Vicente, sin embargo, no acaba de enterarse de que ya no hay depredadores, al menos en el sentido estrictamente zoológico del término, y que al bichito que ha paralizado la economía y desestabilizado la civilización se lo estamos poniendo a huevo. De manera que allá va Vicente junto con Vicenta y sus Vicentitos, a juntarse con otros miles de Vicentes y Vicentas, a compartir vaho, aliento y lo que venga. Leí no sé dónde que en cada bocanada de aire que entra en los pulmones va cargada de millones y millones de átomos de oxígeno, de tal manera que, a lo largo de su vida, es muy posible que cualquier ser humano acabe respirando alguna vez parte del mismo oxígeno que en su día respiraron Jesucristo, Marilyn y Cervantes -lo cual, dicho sea de paso, sería una hipótesis preciosa y asombrosamente ajustada del concepto de "inspiración". Da un poco de repelús pensar que ahora sería muy difícil no llevarse a la boca algún trozo de coronavirus que no haya estado antes en la de Donald Trump, Boris Johnson u Ortega Smith.

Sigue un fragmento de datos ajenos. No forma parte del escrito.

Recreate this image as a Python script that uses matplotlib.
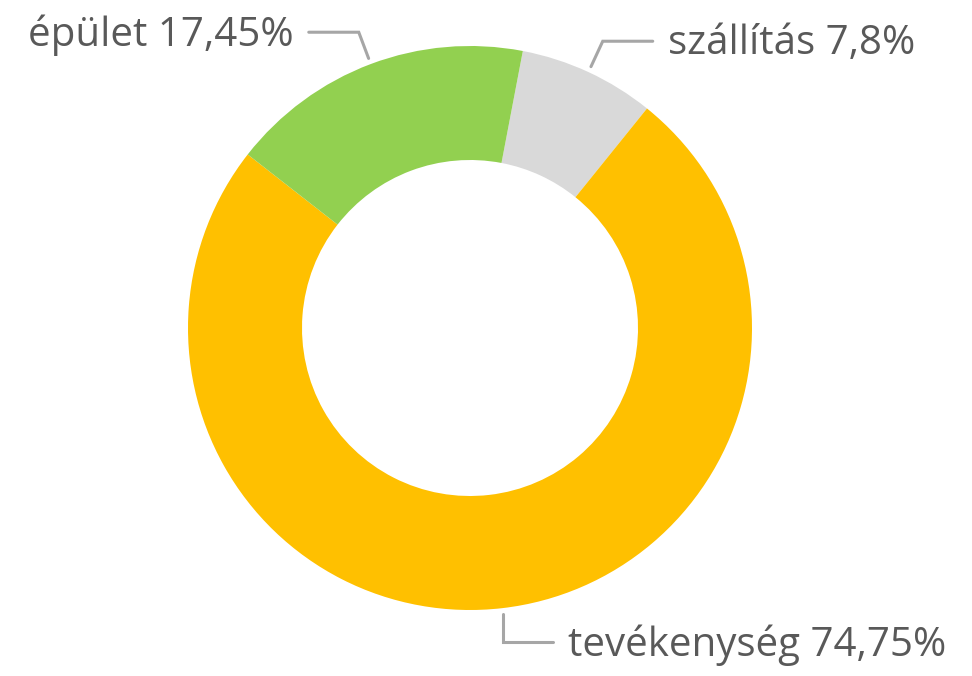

Nueve meses después del 8-M y con más de cincuenta mil muertos contabilizados, Vicente y el resto de la peña han salido en tromba a comprar regalos y celebrar un Black Friday que, en efecto, puede ser más black que nunca. Resulta lógico en mitad de un estado de alarma que más bien recuerda aquella vieja advertencia de nuestros progenitores acerca de esperar dos horas para hacer la digestión antes de saltar otra vez a la piscina. Todos los críos nos tirábamos al agua con el último bocado entre los dientes: total, tampoco sabíamos de ningún niño que hubiera muerto de un corte de digestión, ni tampoco que acabara en coma inducido tres meses con un tubo en el esófago. Si es verdad que la unión hace la fuerza, esto debe de ser el sindicato de la zambomba.
También hay que comprender que la gente no para de recibir mensajes contradictorios, igual que esas ratas de laboratorio a las que se les pone delante un trozo de queso, pero que para llegar hasta el queso antes deben pasar por un corredor electrificado. Por un lado la autoridad les dice que se queden quietecitos en casa y por otro que vayan de compras, no vayan a quebrar los grandes almacenes colapsando el sistema capitalista. Ahí estaba el alcalde Almeida hace dos días, invitando a los madrileños a ver el dineral público que se han gastado en luces navideñas y lo bien que brillan simultáneamente la bandera española y la factura de la compañía eléctrica. Acudieron en masa, como si los pobres no hubieran visto unos anuncios luminosos en la vida, como si vinieran de los años cincuenta, a ayudar a Pepe Isbert a encontrar a Chencho. Está claro que si algo falta en este pueblo son luces.